▸ Work to do: Repeat every line of the listing below exactly, minus the pictures.

▸ Information provided:
---

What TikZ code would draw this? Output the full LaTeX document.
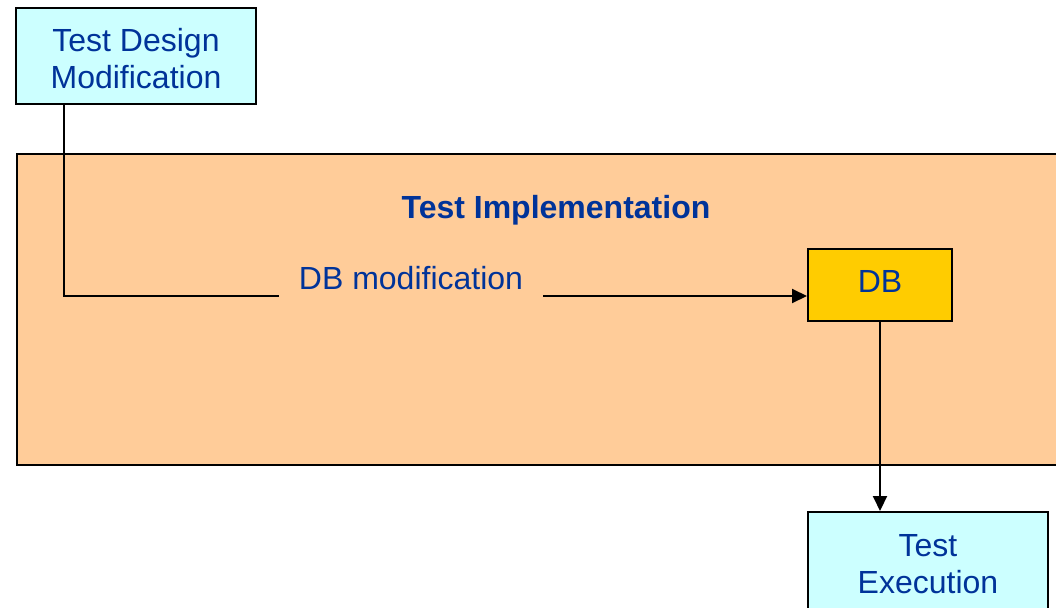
\documentclass[tikz,border=0pt]{standalone}
\usepackage{fontspec}
\setmainfont{Liberation Sans}
\usetikzlibrary{arrows.meta}
\definecolor{txtblue}{RGB}{0,51,153}
\definecolor{cyanbox}{RGB}{204,255,255}
\definecolor{orangebg}{RGB}{255,204,153}
\definecolor{dbyellow}{RGB}{255,204,0}
\tikzset{
  box/.style={draw=black, line width=2pt, inner sep=0pt, align=center,
    text=txtblue, font=\fontsize{32}{37}\selectfont},
  lbl/.style={text=txtblue, font=\fontsize{32}{37}\selectfont, inner sep=0pt},
  conn/.style={line width=2pt},
  tip/.style={-{Triangle[length=15pt,width=14pt]}}
}
\begin{document}
\begin{tikzpicture}[x=1pt,y=-1pt]
\useasboundingbox (0,0) rectangle (1056,607);
\clip (0,0) rectangle (1056,607);

% Test implementation area
\node[box, fill=orangebg, minimum width=1060pt, minimum height=311pt, anchor=north west]
  (impl) at (16,153) {};
\node[lbl, font=\fontsize{32}{37}\selectfont\bfseries, anchor=base] (title) at (556,218) {Test Implementation};

% boxes
\node[box, fill=cyanbox, minimum width=240pt, minimum height=96pt] (tdm) at (136,56)
  {\rule{0pt}{29pt}Test Design\\Modification};
\node[box, fill=dbyellow, minimum width=144pt, minimum height=72pt, text depth=8pt] (db) at (880,285) {DB};
\node[box, fill=cyanbox, minimum width=240pt, minimum height=104pt] (te) at (928,564)
  {Test\\Execution};

% connector label
\node[lbl, anchor=base, inner xsep=20pt] (mod) at (411,289) {DB modification};
\coordinate (bend) at (64,296);

% connectors
\draw[conn] (tdm.south -| bend) -- (bend) -- (mod.west |- bend);
\draw[conn, tip] (mod.east |- bend) -- (db.west |- bend);
\draw[conn, tip] (db.south) -- (te.north -| db.south);
\end{tikzpicture}
\end{document}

---

▸ Complete response:
What TikZ code would draw this? Output the full LaTeX document.
\documentclass[tikz,border=0pt]{standalone}
\usepackage{fontspec}
\setmainfont{Liberation Sans}
\usetikzlibrary{arrows.meta}
\definecolor{txtblue}{RGB}{0,51,153}
\definecolor{cyanbox}{RGB}{204,255,255}
\definecolor{orangebg}{RGB}{255,204,153}
\definecolor{dbyellow}{RGB}{255,204,0}
\tikzset{
  box/.style={draw=black, line width=2pt, inner sep=0pt, align=center,
    text=txtblue, font=\fontsize{32}{37}\selectfont},
  lbl/.style={text=txtblue, font=\fontsize{32}{37}\selectfont, inner sep=0pt},
  conn/.style={line width=2pt},
  tip/.style={-{Triangle[length=15pt,width=14pt]}}
}
\begin{document}
\begin{tikzpicture}[x=1pt,y=-1pt]
\useasboundingbox (0,0) rectangle (1056,607);
\clip (0,0) rectangle (1056,607);

% Test implementation area
\node[box, fill=orangebg, minimum width=1060pt, minimum height=311pt, anchor=north west]
  (impl) at (16,153) {};
\node[lbl, font=\fontsize{32}{37}\selectfont\bfseries, anchor=base] (title) at (556,218) {Test Implementation};

% boxes
\node[box, fill=cyanbox, minimum width=240pt, minimum height=96pt] (tdm) at (136,56)
  {\rule{0pt}{29pt}Test Design\\Modification};
\node[box, fill=dbyellow, minimum width=144pt, minimum height=72pt, text depth=8pt] (db) at (880,285) {DB};
\node[box, fill=cyanbox, minimum width=240pt, minimum height=104pt] (te) at (928,564)
  {Test\\Execution};

% connector label
\node[lbl, anchor=base, inner xsep=20pt] (mod) at (411,289) {DB modification};
\coordinate (bend) at (64,296);

% connectors
\draw[conn] (tdm.south -| bend) -- (bend) -- (mod.west |- bend);
\draw[conn, tip] (mod.east |- bend) -- (db.west |- bend);
\draw[conn, tip] (db.south) -- (te.north -| db.south);
\end{tikzpicture}
\end{document}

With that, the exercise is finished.